YOUR GOAL: Make an exact copy of the data below, leaving out every picture.

DATA:
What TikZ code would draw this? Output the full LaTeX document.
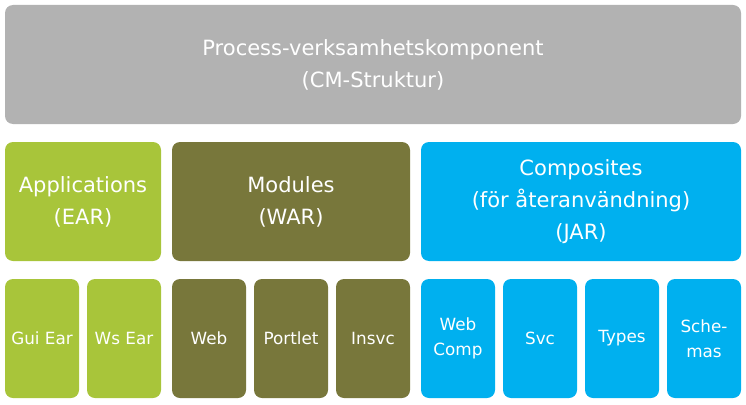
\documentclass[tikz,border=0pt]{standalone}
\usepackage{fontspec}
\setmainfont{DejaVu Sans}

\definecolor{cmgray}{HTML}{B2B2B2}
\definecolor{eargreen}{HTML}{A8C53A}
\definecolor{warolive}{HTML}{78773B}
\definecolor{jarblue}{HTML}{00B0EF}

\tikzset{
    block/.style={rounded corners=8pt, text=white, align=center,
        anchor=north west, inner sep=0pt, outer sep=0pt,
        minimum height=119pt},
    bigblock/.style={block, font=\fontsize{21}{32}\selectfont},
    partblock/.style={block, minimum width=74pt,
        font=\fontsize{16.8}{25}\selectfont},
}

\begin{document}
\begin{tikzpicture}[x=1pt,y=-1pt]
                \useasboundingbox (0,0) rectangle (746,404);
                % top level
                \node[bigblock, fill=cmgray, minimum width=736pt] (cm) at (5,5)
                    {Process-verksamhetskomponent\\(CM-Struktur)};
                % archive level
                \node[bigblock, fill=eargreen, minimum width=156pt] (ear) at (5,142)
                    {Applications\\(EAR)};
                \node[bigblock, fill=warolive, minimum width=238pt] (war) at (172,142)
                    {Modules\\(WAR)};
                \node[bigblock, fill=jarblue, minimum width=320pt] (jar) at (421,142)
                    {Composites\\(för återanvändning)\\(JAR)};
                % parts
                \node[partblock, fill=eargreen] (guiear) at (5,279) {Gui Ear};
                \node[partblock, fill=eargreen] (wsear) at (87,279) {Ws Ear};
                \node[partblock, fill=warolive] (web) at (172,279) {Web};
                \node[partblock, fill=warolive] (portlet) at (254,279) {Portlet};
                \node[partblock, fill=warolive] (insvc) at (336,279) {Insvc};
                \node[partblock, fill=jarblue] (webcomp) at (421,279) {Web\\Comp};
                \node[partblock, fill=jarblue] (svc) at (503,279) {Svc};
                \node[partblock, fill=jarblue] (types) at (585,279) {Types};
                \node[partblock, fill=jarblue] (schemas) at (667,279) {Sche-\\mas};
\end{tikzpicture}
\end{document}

RESULT OF THE EXERCISE:
What TikZ code would draw this? Output the full LaTeX document.
\documentclass[tikz,border=0pt]{standalone}
\usepackage{fontspec}
\setmainfont{DejaVu Sans}

\definecolor{cmgray}{HTML}{B2B2B2}
\definecolor{eargreen}{HTML}{A8C53A}
\definecolor{warolive}{HTML}{78773B}
\definecolor{jarblue}{HTML}{00B0EF}

\tikzset{
    block/.style={rounded corners=8pt, text=white, align=center,
        anchor=north west, inner sep=0pt, outer sep=0pt,
        minimum height=119pt},
    bigblock/.style={block, font=\fontsize{21}{32}\selectfont},
    partblock/.style={block, minimum width=74pt,
        font=\fontsize{16.8}{25}\selectfont},
}

\begin{document}
\begin{tikzpicture}[x=1pt,y=-1pt]
                \useasboundingbox (0,0) rectangle (746,404);
                % top level
                \node[bigblock, fill=cmgray, minimum width=736pt] (cm) at (5,5)
                    {Process-verksamhetskomponent\\(CM-Struktur)};
                % archive level
                \node[bigblock, fill=eargreen, minimum width=156pt] (ear) at (5,142)
                    {Applications\\(EAR)};
                \node[bigblock, fill=warolive, minimum width=238pt] (war) at (172,142)
                    {Modules\\(WAR)};
                \node[bigblock, fill=jarblue, minimum width=320pt] (jar) at (421,142)
                    {Composites\\(för återanvändning)\\(JAR)};
                % parts
                \node[partblock, fill=eargreen] (guiear) at (5,279) {Gui Ear};
                \node[partblock, fill=eargreen] (wsear) at (87,279) {Ws Ear};
                \node[partblock, fill=warolive] (web) at (172,279) {Web};
                \node[partblock, fill=warolive] (portlet) at (254,279) {Portlet};
                \node[partblock, fill=warolive] (insvc) at (336,279) {Insvc};
                \node[partblock, fill=jarblue] (webcomp) at (421,279) {Web\\Comp};
                \node[partblock, fill=jarblue] (svc) at (503,279) {Svc};
                \node[partblock, fill=jarblue] (types) at (585,279) {Types};
                \node[partblock, fill=jarblue] (schemas) at (667,279) {Sche-\\mas};
\end{tikzpicture}
\end{document}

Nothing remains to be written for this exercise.